Опасения главнокомандующего были предусмотрены и предупреждены. Остававшийся старшим из военных начальников в г. Нухе майор Дистерло 2-й тотчас же собрал к себе старшин всех четырех магалов и в присутствии их отобрал все ханские печати и приступил к поверке доходов, получаемых ханом. Для предупреждения волнений среди жителей генерал-лейтенант Вельяминов отправил в Нуху, вдобавок к бывшим там войскам, батальон 9-го егерского полка, два орудия и казачий Золотарева полк. Мера эта была необходима в ожидании интриг со стороны родственников умершего и прежней ханской линии. Бежавший в Персию Селим-хан, брат его, слепой Мамед-Хасан-хан, мать Измаил-хана, женщина хитрая и ловкая, а также жена умершего – все эти лица, имея приверженцев, работали каждый в свою пользу. Труды их остались бесплодными, так как Ермолов давно уже решил, при первом удобном случае, лишать ханов их власти и во всех ханствах постепенно вводить русское управление.
Получив известие о смерти Измаила, главнокомандующий, под предлогом неимения прямых наследников, приказал ввести в ханстве Шекинском русское управление на тех самых основаниях, на которых оно введено в Кубинской провинции. Вместе с тем было приказано: привести в известность ханские доходы, не изменяя ни количества их, ни порядка взноса; печать ханскую и мирзу, управляющего делами, взять под стражу, дабы пресечь ему возможность выдавать фальшивые ханские грамоты. Привести в известность грамоты, выданные Измаил-ханом на управление деревнями или на разного рода имущество, данное в собственность; описать собственное имущество хана, долженствующее поступить в казну; составить список всему ханскому семейству с обозначением состоящей у каждого собственности, чтобы определить им приличное содержание от казны.
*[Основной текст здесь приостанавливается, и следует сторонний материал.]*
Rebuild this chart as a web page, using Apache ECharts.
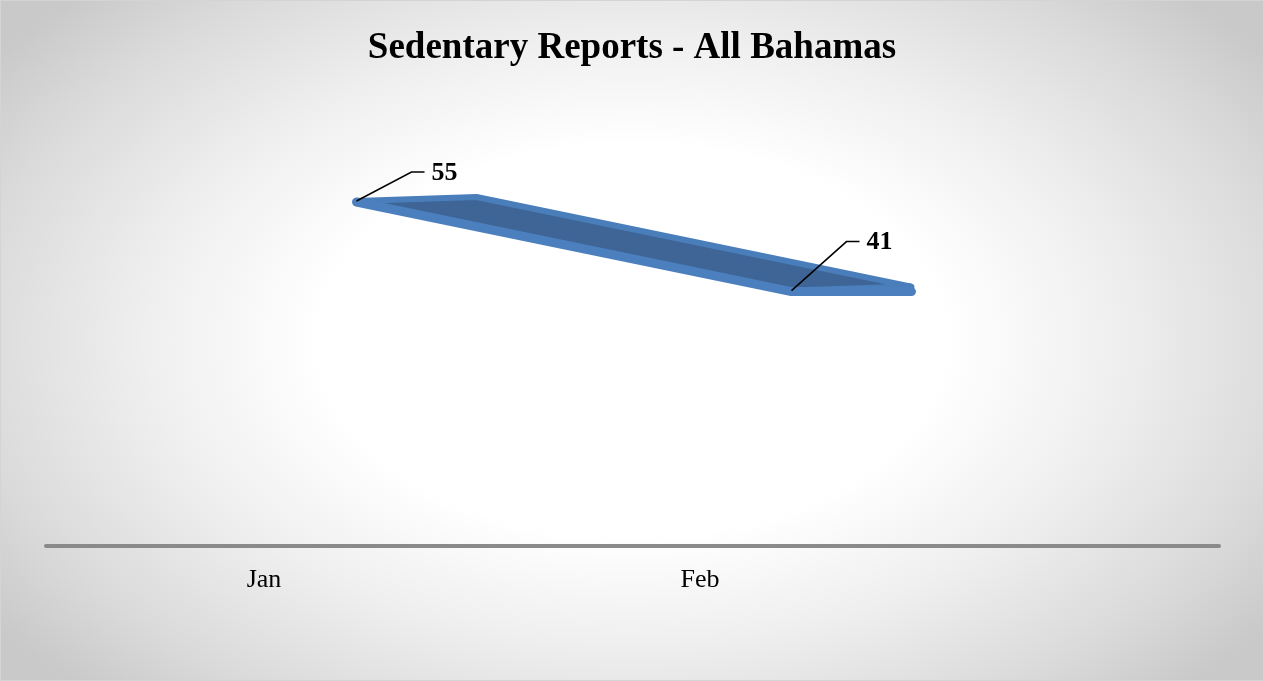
<!DOCTYPE html>
<html>
<head>
<meta charset="utf-8">
<script src="https://cdn.jsdelivr.net/npm/echarts@6/dist/echarts.min.js"></script>
<style>
html,body{margin:0;padding:0;background:#fff;}
#chart{position:absolute;left:0;top:0;width:1262px;height:679px;border:1px solid #d4d4d4;
background:radial-gradient(ellipse 62% 72% at 50% 50%, #ffffff 0%, #ffffff 40%, #efefef 62%, #dadada 85%, #c9c9c9 100%);}
</style>
</head>
<body>
<div id="chart"></div>
<script>
var titleText = 'Sedentary Reports - All Bahamas';
var categories = ['Jan', 'Feb'];
var values = [55, 41];

var chart = echarts.init(document.getElementById('chart'));
var serif = '"Liberation Serif","Times New Roman",serif';

function renderRibbon(params, api) {
  var children = [];
  var i = params.dataIndex;
  var p = api.coord([i, api.value(1)]);
  if (i === 0) {
    var a = api.coord([0, values[0]]);
    var b = api.coord([1, values[1]]);
    var dx = 120, dy = -4;
    children.push({
      type: 'polygon',
      shape: {points: [[a[0], a[1]], [b[0], b[1]], [b[0] + dx, b[1] + dy], [a[0] + dx, a[1] + dy]]},
      style: {fill: '#3e6596', stroke: '#4a7ebb', lineWidth: 6, lineJoin: 'round'}
    });
    children.push({
      type: 'polyline',
      shape: {points: [[a[0], a[1] + 1], [b[0], b[1] + 1], [b[0] + dx, b[1] + 1]]},
      style: {stroke: '#4b7fbe', lineWidth: 9, lineJoin: 'round', lineCap: 'round', fill: null}
    });
  }
  var lx = 55;
  var ly = (i === 0) ? -29 : -49;
  children.push({
    type: 'polyline',
    z2: 10,
    shape: {points: [[p[0], p[1]], [p[0] + lx, p[1] + ly], [p[0] + lx + 13, p[1] + ly]]},
    style: {stroke: '#000', lineWidth: 1.5, fill: null}
  });
  children.push({
    type: 'text',
    z2: 10,
    style: {
      x: p[0] + lx + 20, y: p[1] + ly + 1,
      text: String(api.value(1)),
      font: 'bold 26px ' + serif,
      fill: '#000',
      verticalAlign: 'middle', align: 'left'
    }
  });
  return {type: 'group', children: children};
}

chart.setOption({
  animation: false,
  title: {
    text: titleText, left: 'center', top: 24,
    textStyle: {fontFamily: serif, fontSize: 37, fontWeight: 'bold', color: '#000'}
  },
  grid: [
    {left: 45, right: 44, top: 100, bottom: 134},
    {left: 45, width: 872, top: 100, bottom: 134},
    {left: 138, width: 870, top: 168, bottom: 127}
  ],
  xAxis: [
    {gridIndex: 0, type: 'category', data: [''], axisLine: {show: true, lineStyle: {color: '#8a8a8a', width: 4}},
     axisTick: {show: false}, axisLabel: {show: false}, splitLine: {show: false}},
    {gridIndex: 1, type: 'category', data: categories, axisLine: {show: false}, axisTick: {show: false},
     axisLabel: {margin: 21, fontFamily: serif, fontSize: 26, color: '#000'}},
    {gridIndex: 2, type: 'category', data: categories, show: false}
  ],
  yAxis: [
    {gridIndex: 0, type: 'value', show: false},
    {gridIndex: 1, type: 'value', show: false},
    {gridIndex: 2, type: 'value', min: 0, max: 60, show: false}
  ],
  series: [{
    type: 'custom',
    xAxisIndex: 2, yAxisIndex: 2,
    renderItem: renderRibbon,
    data: values.map(function (v, i) { return [i, v]; }),
    clip: false
  }]
});
</script>
</body>
</html>
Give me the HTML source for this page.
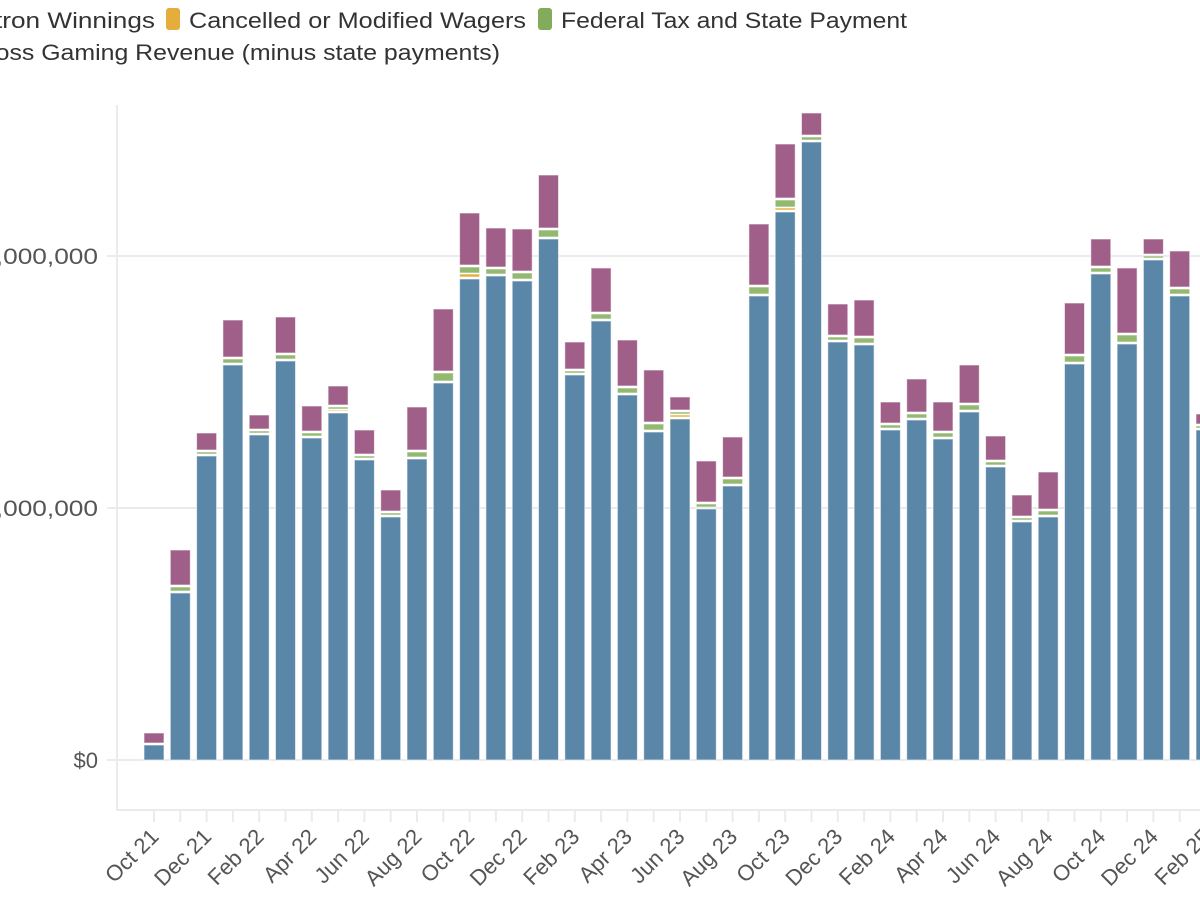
<!DOCTYPE html>
<html><head><meta charset="utf-8"><style>
html,body{margin:0;padding:0;background:#fff;overflow:hidden}
svg{display:block;font-family:"Liberation Sans",sans-serif}
</style></head><body>
<svg id="s" width="1200" height="900" viewBox="0 0 1200 900" xmlns="http://www.w3.org/2000/svg">
<rect width="1200" height="900" fill="#fff"/>
<g stroke="#ebebeb" stroke-width="2">
<line x1="107" y1="256" x2="1200" y2="256"/>
<line x1="107" y1="508" x2="1200" y2="508"/>
<line x1="107" y1="760" x2="1200" y2="760"/>
<line x1="117" y1="105" x2="117" y2="811"/>
<line x1="116" y1="810" x2="1200" y2="810"/>
</g>
<g font-size="22" fill="#555" text-anchor="end">
<text x="98" y="768">$0</text>
<text x="98" y="516" textLength="146" lengthAdjust="spacingAndGlyphs">$10,000,000</text>
<text x="98" y="264" textLength="146" lengthAdjust="spacingAndGlyphs">$20,000,000</text>
</g>
<g font-size="22" fill="#333">
<rect x="-20" y="8" width="13" height="22" rx="3" fill="#a05f88"/>
<text x="155" y="28" text-anchor="end" textLength="192" lengthAdjust="spacingAndGlyphs">Patron Winnings</text>
<rect x="166" y="8" width="14" height="22" rx="3" fill="#e5ad3c"/>
<text x="189" y="28" textLength="337" lengthAdjust="spacingAndGlyphs">Cancelled or Modified Wagers</text>
<rect x="538" y="8" width="14" height="22" rx="3" fill="#82ac5b"/>
<text x="561" y="28" textLength="346" lengthAdjust="spacingAndGlyphs">Federal Tax and State Payment</text>
<text x="500" y="60" text-anchor="end" textLength="532" lengthAdjust="spacingAndGlyphs">Gross Gaming Revenue (minus state payments)</text>
</g>
<g id="bars"></g>
<g id="ax"></g>
</svg>
<script>
var d=[[745,733,0,0],[593,550,4,0],[456,433,2,0],[365,320,4,0],[435,415,2,0],[361,317,4,0],[438,406,3,0],[413,386,2,1],[460,430,2,0],[517,490,2,0],[459,407,5,0],[383,309,8,0],[279,213,6,3],[276,228,5,0],[281,229,6,0],[239,175,7,0],[375,342,2,0],[321,268,5,0],[395,340,5,0],[432,370,6,0],[419,397,2,2],[509,461,3,0],[486,437,5,0],[296,224,7,0],[212,144,7,2],[142,113,3,0],[342,304,3,0],[345,300,5,0],[430,402,3,0],[420,379,4,0],[439,402,4,0],[412,365,5,0],[467,436,3,0],[522,495,2,0],[517,472,4,0],[364,303,6,0],[274,239,4,0],[344,268,7,0],[260,239,2,0],[296,251,5,0],[430,414,2,0]];
var names=["Jan","Feb","Mar","Apr","May","Jun","Jul","Aug","Sep","Oct","Nov","Dec"];
var ns="http://www.w3.org/2000/svg",g=document.getElementById("bars"),ax=document.getElementById("ax");
function r(x,y,w,h,c){if(h<=0)return;var e=document.createElementNS(ns,"rect");e.setAttribute("x",x);e.setAttribute("y",y);e.setAttribute("width",w);e.setAttribute("height",h);e.setAttribute("fill",c);e.setAttribute("stroke","#fff");e.setAttribute("stroke-opacity","0.6");e.setAttribute("stroke-width","1");g.appendChild(e);}
d.forEach(function(v,i){
 var cx=154+i*26.3,x=cx-10,B=v[0],P=v[1],G=v[2],Y=v[3];
 r(x,B,20,760-B,"#5a87a8");
 var t=B-2;
 if(Y){r(x,t-Y,20,Y,"#e5ad3c");t=t-Y-1;}
 if(G){r(x,t-G,20,G,"#93b86f");t=t-G-2;}
 r(x,P,20,t-P,"#a05f88");
 var l=document.createElementNS(ns,"line");l.setAttribute("x1",cx);l.setAttribute("x2",cx);l.setAttribute("y1",810);l.setAttribute("y2",822);l.setAttribute("stroke","#ebebeb");l.setAttribute("stroke-width","2");ax.appendChild(l);
 if(i%2==0){var mi=(9+i)%12,yr=21+Math.floor((9+i)/12);
  var tx=document.createElementNS(ns,"text");tx.setAttribute("transform","translate("+(cx+6)+",838) rotate(-45)");tx.setAttribute("text-anchor","end");tx.setAttribute("font-size","22");tx.setAttribute("fill","#555");
  tx.textContent=names[mi]+" "+yr;ax.appendChild(tx);}
});
</script>
</body></html>
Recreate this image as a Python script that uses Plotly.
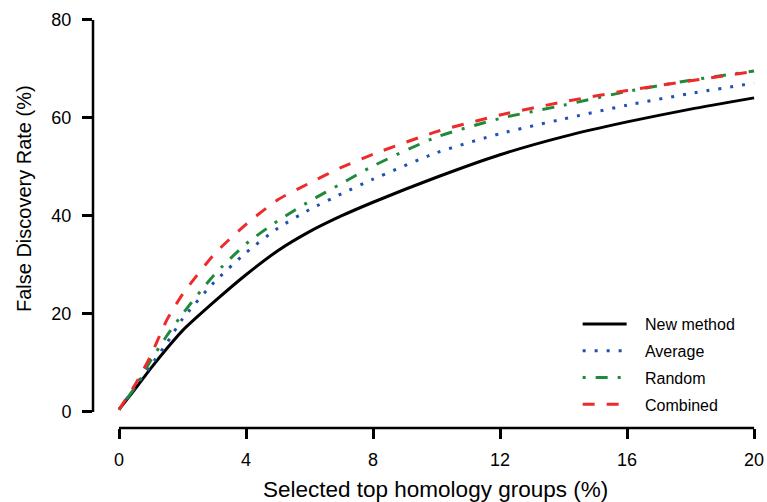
import plotly.graph_objects as go

x_vals = [0, 0.5, 1, 1.5, 2, 3, 4, 5, 6, 7, 8, 10, 12, 14, 16, 18, 20]
new_method = [0.5, 4.6, 8.9, 12.9, 16.6, 22.5, 28.0, 32.9, 36.8, 40.0, 42.8, 47.9, 52.5, 56.2, 59.2, 61.8, 64.1]
average = [0.5, 5.0, 9.5, 14.0, 19.0, 26.5, 32.5, 37.5, 41.3, 44.5, 47.5, 52.9, 56.8, 59.8, 62.6, 65.0, 67.1]
random_ = [0.5, 5.0, 10.5, 15.5, 20.0, 28.0, 34.3, 39.0, 43.0, 46.6, 50.2, 56.1, 59.9, 62.6, 65.4, 67.7, 69.6]
combined = [0.5, 5.5, 11.5, 18.7, 24.0, 32.2, 38.3, 43.3, 46.7, 49.9, 52.6, 57.2, 60.6, 63.3, 65.6, 67.6, 69.5]

x_ticks = [0, 4, 8, 12, 16, 20]
y_ticks = [0, 20, 40, 60, 80]

x_title = "Selected top homology groups (%)"
y_title = "False Discovery Rate (%)"

series = [
    ("New method", new_method, "#000000", "solid", 3),
    ("Average", average, "#2050b0", "3px,9px", 3),
    ("Random", random_, "#1f8a3a", "3px,10px,12px,10px", 3),
    ("Combined", combined, "#ee2a2a", "12px,12px", 3),
]

FONT = "Liberation Sans, Arial, Helvetica, sans-serif"
PAD = "\u00a0\u00a0\u00a0"

fig = go.Figure()
for i, (name, vals, color, dash, w) in enumerate(series):
    fig.add_trace(go.Scatter(
        x=x_vals, y=vals, mode="lines", name=PAD + name,
        line=dict(color=color, dash=dash, width=w, shape="spline", smoothing=0.6),
        legendgroup=f"g{i}",
    ))

fig.add_shape(type="line", xref="x", yref="paper", x0=0, x1=20, y0=0, y1=0,
              line=dict(color="black", width=2.5))
fig.add_shape(type="line", xref="paper", yref="y", x0=0, x1=0, y0=0, y1=80,
              line=dict(color="black", width=2.5))

fig.add_annotation(text=x_title, xref="paper", yref="paper", x=0.516, y=-0.150,
                   xanchor="center", yanchor="middle", showarrow=False,
                   font=dict(size=22.5, family=FONT, color="black"))
fig.add_annotation(text=y_title, xref="paper", yref="paper", x=-0.104, y=0.5585,
                   xanchor="center", yanchor="middle", showarrow=False, textangle=-90,
                   font=dict(size=20, family=FONT, color="black"))

fig.update_layout(
    width=767, height=502,
    margin=dict(l=93, r=11, t=18, b=74),
    paper_bgcolor="white", plot_bgcolor="white",
    font=dict(family=FONT, color="black", size=18),
    showlegend=True,
    legend=dict(
        x=0.731, y=0.295, xanchor="left", yanchor="top",
        font=dict(size=16, family=FONT),
        bgcolor="rgba(0,0,0,0)",
        traceorder="grouped", tracegroupgap=3,
        itemwidth=44,
    ),
    xaxis=dict(
        range=[-0.819, 20.06], tickvals=x_ticks, ticktext=[str(t) for t in x_ticks],
        showline=False, showgrid=False, zeroline=False, automargin=False,
        ticks="outside", ticklen=10, tickwidth=2.5, tickcolor="black",
        tickfont=dict(size=18), ticklabelstandoff=5,
    ),
    yaxis=dict(
        range=[-3.27, 80.4], tickvals=y_ticks, ticktext=[str(t) for t in y_ticks],
        showline=False, showgrid=False, zeroline=False, automargin=False,
        ticks="outside", ticklen=10, tickwidth=2.5, tickcolor="black",
        tickfont=dict(size=18), ticklabelstandoff=7,
    ),
)

fig.write_html("out.html", config={"displayModeBar": False},
               post_script="document.body.style.margin='0px';")
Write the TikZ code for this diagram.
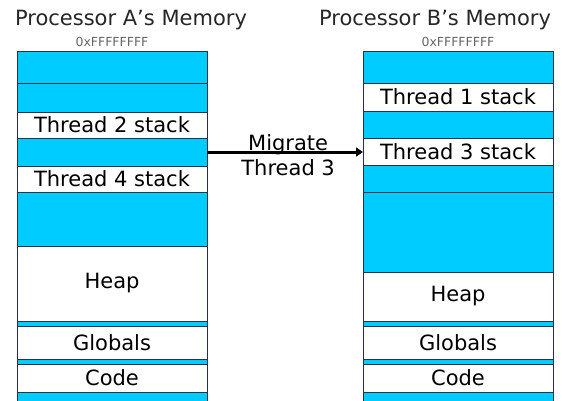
\documentclass[tikz,border=0pt]{standalone}
\usepackage{fontspec}
\setmainfont{DejaVu Sans}
\usetikzlibrary{arrows.meta}
\definecolor{memblue}{RGB}{0,204,255}
\definecolor{edgecol}{RGB}{40,50,70}
\tikzset{
  seg/.style={draw=edgecol, line width=0.8pt, minimum width=190pt, inner sep=0pt, outer sep=0pt, anchor=north west, font=\fontsize{21}{24}\selectfont},
  bseg/.style={seg, fill=memblue},
  wseg/.style={seg, fill=white},
  title/.style={font=\fontsize{21}{24}\selectfont, text=black!85, inner sep=0pt},
  hex/.style={font=\fontsize{12.5}{14}\selectfont, text=black!60, inner sep=0pt},
  migr/.style={-{Triangle[length=7pt,width=9pt]}, line width=3pt},
  lbl/.style={font=\fontsize{21}{24}\selectfont, inner sep=0pt, anchor=base}
}
\begin{document}
\begin{tikzpicture}[x=1pt,y=-1pt]
\useasboundingbox (0,0) rectangle (562,400);
\clip (0,0) rectangle (562,400);
% titles
\node[title] (ta) at (131,20) {Processor A’s Memory};
\node[title] (tb) at (435,20) {Processor B’s Memory};
\node[hex] (ha) at (112,42) {0xFFFFFFFF};
\node[hex] (hb) at (458,42) {0xFFFFFFFF};
% left column (Processor A)
\node[bseg, minimum height=32] (a1) at (17,51) {};
\node[bseg, minimum height=29] (a2) at (17,83) {};
\node[wseg, minimum height=26] (a3) at (17,112) {Thread 2 stack};
\node[bseg, minimum height=28] (a4) at (17,138) {};
\node[wseg, minimum height=26] (a5) at (17,166) {Thread 4 stack};
\node[bseg, minimum height=54] (a6) at (17,192) {};
\node[wseg, minimum height=75] (a7) at (17,246) {Heap};
\node[bseg, minimum height=5] (a8) at (17,321) {};
\node[wseg, minimum height=33] (a9) at (17,326) {Globals};
\node[bseg, minimum height=5] (a10) at (17,359) {};
\node[wseg, minimum height=28] (a11) at (17,364) {Code};
\node[bseg, minimum height=12] (a12) at (17,392) {};
% right column (Processor B)
\node[bseg, minimum height=32] (b1) at (363,51) {};
\node[wseg, minimum height=28] (b2) at (363,83) {Thread 1 stack};
\node[bseg, minimum height=27] (b3) at (363,111) {};
\node[wseg, minimum height=27] (b4) at (363,138) {Thread 3 stack};
\node[bseg, minimum height=27] (b5) at (363,165) {};
\node[bseg, minimum height=80] (b6) at (363,192) {};
\node[wseg, minimum height=49] (b7) at (363,272) {Heap};
\node[bseg, minimum height=5] (b8) at (363,321) {};
\node[wseg, minimum height=33] (b9) at (363,326) {Globals};
\node[bseg, minimum height=5] (b10) at (363,359) {};
\node[wseg, minimum height=28] (b11) at (363,364) {Code};
\node[bseg, minimum height=12] (b12) at (363,392) {};
% migration arrow
\coordinate (mend) at (a4.east -| b4.west);
\draw[migr] (a4.east) -- (mend)
  node[lbl, pos=0.52, yshift=2pt] (ml) {Migrate}
  node[lbl, pos=0.52, yshift=-23pt] (mt) {Thread 3};
\end{tikzpicture}
\end{document}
«Прислугу ханскую, – писал Ермолов[518], – состоящую большею частью из людей, по различию секты в земле нетерпимых, выслать в Персию, написав Аббас-Мирзе, что они пожелали возвратиться в отечество, счастливое благодетельным и отеческим его управлением. Они, будучи в совершенной бедности, обогатились в ханстве, и потому справедливо, чтобы уплатили имеющиеся на них основательные претензии». Мать умершего хана и большая часть его родственников были отправлены в Елисаветполь, кроме жены покойного, оставленной в г. Нухе[519]. Майор Дистерло 2-й назначен комендантом города, а для сбора доходов назначен особый чиновник.